Start of Given data

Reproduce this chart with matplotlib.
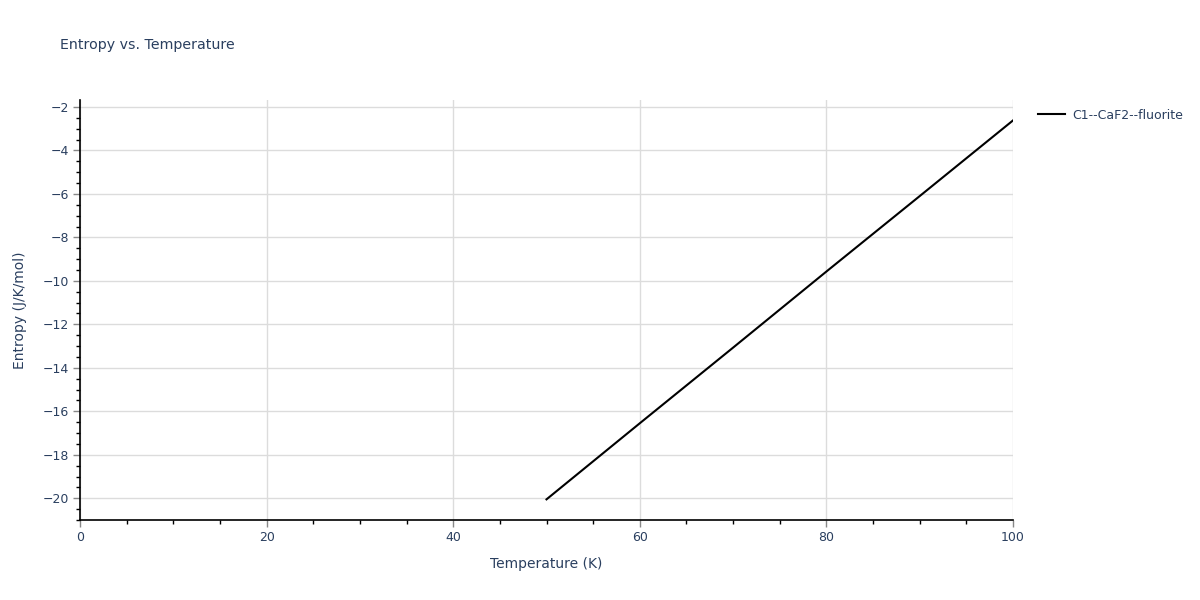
import matplotlib
matplotlib.use("Agg")
import matplotlib.pyplot as plt
from matplotlib.ticker import MultipleLocator

temperature = [50, 60, 70, 80, 90, 100]
entropy = [-20.05, -16.55, -13.07, -9.57, -6.10, -2.62]
series_name = "C1--CaF2--fluorite"

plt.rcParams['font.family'] = ['DejaVu Sans']
txt = '#2a3f5f'

fig = plt.figure(figsize=(12, 6), dpi=100)
ax = fig.add_axes([80/1200, 1-520/600, (1013-80)/1200, 420/600])

ax.plot(temperature, entropy, color='black', lw=1.5, label=series_name)

ax.set_xlim(0, 100)
ax.set_ylim(-21.0, -1.68)
ax.xaxis.set_major_locator(MultipleLocator(20))
ax.xaxis.set_minor_locator(MultipleLocator(5))
ax.yaxis.set_major_locator(MultipleLocator(2))
ax.yaxis.set_minor_locator(MultipleLocator(0.5))

ax.grid(True, which='major', color='#dcdcdc', lw=1)
ax.set_axisbelow(True)
for s in ['top', 'right']:
    ax.spines[s].set_visible(False)
for s in ['left', 'bottom']:
    ax.spines[s].set_color('black')
    ax.spines[s].set_linewidth(1.2)

ax.tick_params(which='major', direction='out', length=5, width=1, color='#888888',
               labelcolor=txt, labelsize=9)
ax.tick_params(which='minor', direction='out', length=3, width=1, color='black')
ax.tick_params(axis='x', which='major', pad=3)
ax.tick_params(axis='y', which='major', pad=3)

ax.yaxis.set_major_formatter(matplotlib.ticker.FuncFormatter(lambda v, p: f"{v:.0f}".replace('-', '\u2212')))

ax.set_xlabel("Temperature (K)", color=txt, fontsize=10, labelpad=9)
ax.set_ylabel("Entropy (J/K/mol)", color=txt, fontsize=10, labelpad=11)

fig.text(60/1200, 1-45/600, "Entropy vs. Temperature", color=txt, fontsize=10.2, va='center', ha='left')

leg = ax.legend(loc='upper left', bbox_to_anchor=(1013/933 - 80/933 + 0.017, 1.0), frameon=False,
                fontsize=9, labelcolor=txt, handlelength=2.2, handletextpad=0.6, borderaxespad=0.3)

fig.savefig("out.png", dpi=100)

End of Given data

• **Objective**:
All the lines above are to be reproduced exactly, except the pictures.

• **Right answer**:
Reproduce this chart with matplotlib.
import matplotlib
matplotlib.use("Agg")
import matplotlib.pyplot as plt
from matplotlib.ticker import MultipleLocator

temperature = [50, 60, 70, 80, 90, 100]
entropy = [-20.05, -16.55, -13.07, -9.57, -6.10, -2.62]
series_name = "C1--CaF2--fluorite"

plt.rcParams['font.family'] = ['DejaVu Sans']
txt = '#2a3f5f'

fig = plt.figure(figsize=(12, 6), dpi=100)
ax = fig.add_axes([80/1200, 1-520/600, (1013-80)/1200, 420/600])

ax.plot(temperature, entropy, color='black', lw=1.5, label=series_name)

ax.set_xlim(0, 100)
ax.set_ylim(-21.0, -1.68)
ax.xaxis.set_major_locator(MultipleLocator(20))
ax.xaxis.set_minor_locator(MultipleLocator(5))
ax.yaxis.set_major_locator(MultipleLocator(2))
ax.yaxis.set_minor_locator(MultipleLocator(0.5))

ax.grid(True, which='major', color='#dcdcdc', lw=1)
ax.set_axisbelow(True)
for s in ['top', 'right']:
    ax.spines[s].set_visible(False)
for s in ['left', 'bottom']:
    ax.spines[s].set_color('black')
    ax.spines[s].set_linewidth(1.2)

ax.tick_params(which='major', direction='out', length=5, width=1, color='#888888',
               labelcolor=txt, labelsize=9)
ax.tick_params(which='minor', direction='out', length=3, width=1, color='black')
ax.tick_params(axis='x', which='major', pad=3)
ax.tick_params(axis='y', which='major', pad=3)

ax.yaxis.set_major_formatter(matplotlib.ticker.FuncFormatter(lambda v, p: f"{v:.0f}".replace('-', '\u2212')))

ax.set_xlabel("Temperature (K)", color=txt, fontsize=10, labelpad=9)
ax.set_ylabel("Entropy (J/K/mol)", color=txt, fontsize=10, labelpad=11)

fig.text(60/1200, 1-45/600, "Entropy vs. Temperature", color=txt, fontsize=10.2, va='center', ha='left')

leg = ax.legend(loc='upper left', bbox_to_anchor=(1013/933 - 80/933 + 0.017, 1.0), frameon=False,
                fontsize=9, labelcolor=txt, handlelength=2.2, handletextpad=0.6, borderaxespad=0.3)

fig.savefig("out.png", dpi=100)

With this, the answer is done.